GIVEN REQUEST » Repeat all the material exactly; pictures stay out of your copy.

____

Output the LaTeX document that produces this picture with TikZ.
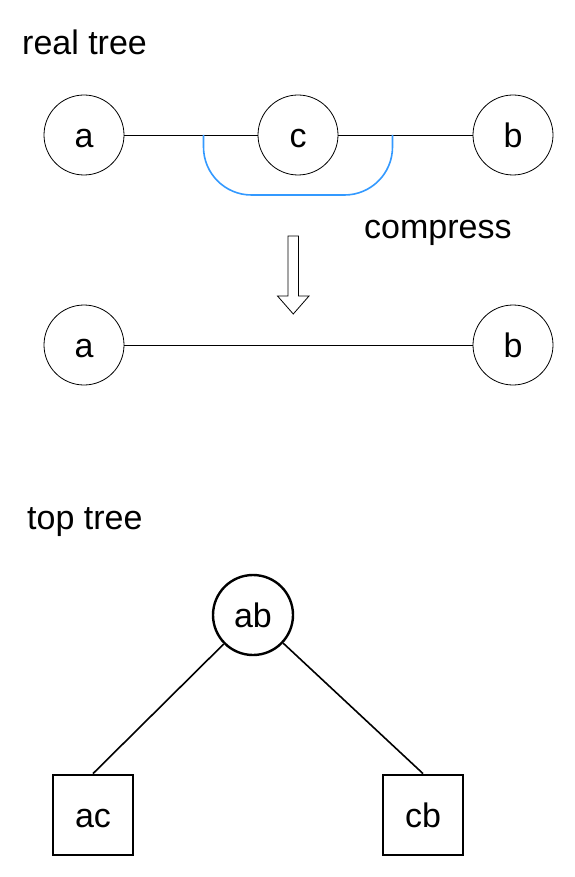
\documentclass[tikz,border=0pt]{standalone}
\usepackage{fontspec}
\setmainfont{Liberation Sans}
\usetikzlibrary{positioning}

\begin{document}
\begin{tikzpicture}[x=1pt, y=-1pt]

   %my colors
\definecolor{compressblue}{rgb}{0.2, 0.6, 1.0}

    % sizes
    \def\D{80pt} % node size
    \def\fs{\fontsize{34}{40}\selectfont}

    \tikzset{
      tnode/.style={draw, circle, minimum size=\D, inner sep=0pt, line width=0.8pt, font=\fs, text height=24.5pt, text depth=0pt},
      topnode/.style={tnode, line width=2.4pt},
      leafnode/.style={draw, rectangle, minimum size=\D, inner sep=0pt, line width=2.8pt, font=\fs, text height=24.5pt, text depth=0pt},
      caption/.style={anchor=base west, inner sep=0pt, font=\fs}
    }

    \useasboundingbox (0,0) rectangle (574,877);

    % real tree
    \node[caption] (realtitle) at (22,55) {real tree};
    \node[tnode] (a1) at (84,135) {a};
    \node[tnode] (c1) at (298,135) {c};
    \node[tnode] (b1) at (513,135) {b};
    \draw[line width=0.8pt] (a1) -- (c1);
    \draw[line width=0.8pt] (c1) -- (b1);

    % the part that gets compressed
    \draw[compressblue, line width=1.6pt, rounded corners=48pt] (203.5,135) -- (203.5,195) -- (392.5,195) -- (392.5,135);
    \node[caption] (comptext) at (364,238) {compress};

    % down arrow
    \draw[line width=0.8pt, line join=miter] (288,236) -- (298.5,236) -- (298.5,296) -- (309,296) -- (293.25,314) -- (277.5,296) -- (288,296) -- cycle;

    % compressed tree
    \node[tnode] (a2) at (84,345) {a};
    \node[tnode] (b2) at (513,345) {b};
    \draw[line width=0.8pt] (a2) -- (b2);

    % top tree
    \node[caption] (toptitle) at (27,529) {top tree};
    \node[topnode] (ab) at (253,615) {ab};
    \node[leafnode] (ac) at (93,815) {ac};
    \node[leafnode] (cb) at (423,815) {cb};
    \draw[line width=1.6pt] (ab) -- (ac.north);
    \draw[line width=1.6pt] (ab) -- (cb.north);

\end{tikzpicture}
\end{document}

____

ANSWER FOR THE TASK »
Output the LaTeX document that produces this picture with TikZ.
\documentclass[tikz,border=0pt]{standalone}
\usepackage{fontspec}
\setmainfont{Liberation Sans}
\usetikzlibrary{positioning}

\begin{document}
\begin{tikzpicture}[x=1pt, y=-1pt]

   %my colors
\definecolor{compressblue}{rgb}{0.2, 0.6, 1.0}

    % sizes
    \def\D{80pt} % node size
    \def\fs{\fontsize{34}{40}\selectfont}

    \tikzset{
      tnode/.style={draw, circle, minimum size=\D, inner sep=0pt, line width=0.8pt, font=\fs, text height=24.5pt, text depth=0pt},
      topnode/.style={tnode, line width=2.4pt},
      leafnode/.style={draw, rectangle, minimum size=\D, inner sep=0pt, line width=2.8pt, font=\fs, text height=24.5pt, text depth=0pt},
      caption/.style={anchor=base west, inner sep=0pt, font=\fs}
    }

    \useasboundingbox (0,0) rectangle (574,877);

    % real tree
    \node[caption] (realtitle) at (22,55) {real tree};
    \node[tnode] (a1) at (84,135) {a};
    \node[tnode] (c1) at (298,135) {c};
    \node[tnode] (b1) at (513,135) {b};
    \draw[line width=0.8pt] (a1) -- (c1);
    \draw[line width=0.8pt] (c1) -- (b1);

    % the part that gets compressed
    \draw[compressblue, line width=1.6pt, rounded corners=48pt] (203.5,135) -- (203.5,195) -- (392.5,195) -- (392.5,135);
    \node[caption] (comptext) at (364,238) {compress};

    % down arrow
    \draw[line width=0.8pt, line join=miter] (288,236) -- (298.5,236) -- (298.5,296) -- (309,296) -- (293.25,314) -- (277.5,296) -- (288,296) -- cycle;

    % compressed tree
    \node[tnode] (a2) at (84,345) {a};
    \node[tnode] (b2) at (513,345) {b};
    \draw[line width=0.8pt] (a2) -- (b2);

    % top tree
    \node[caption] (toptitle) at (27,529) {top tree};
    \node[topnode] (ab) at (253,615) {ab};
    \node[leafnode] (ac) at (93,815) {ac};
    \node[leafnode] (cb) at (423,815) {cb};
    \draw[line width=1.6pt] (ab) -- (ac.north);
    \draw[line width=1.6pt] (ab) -- (cb.north);

\end{tikzpicture}
\end{document}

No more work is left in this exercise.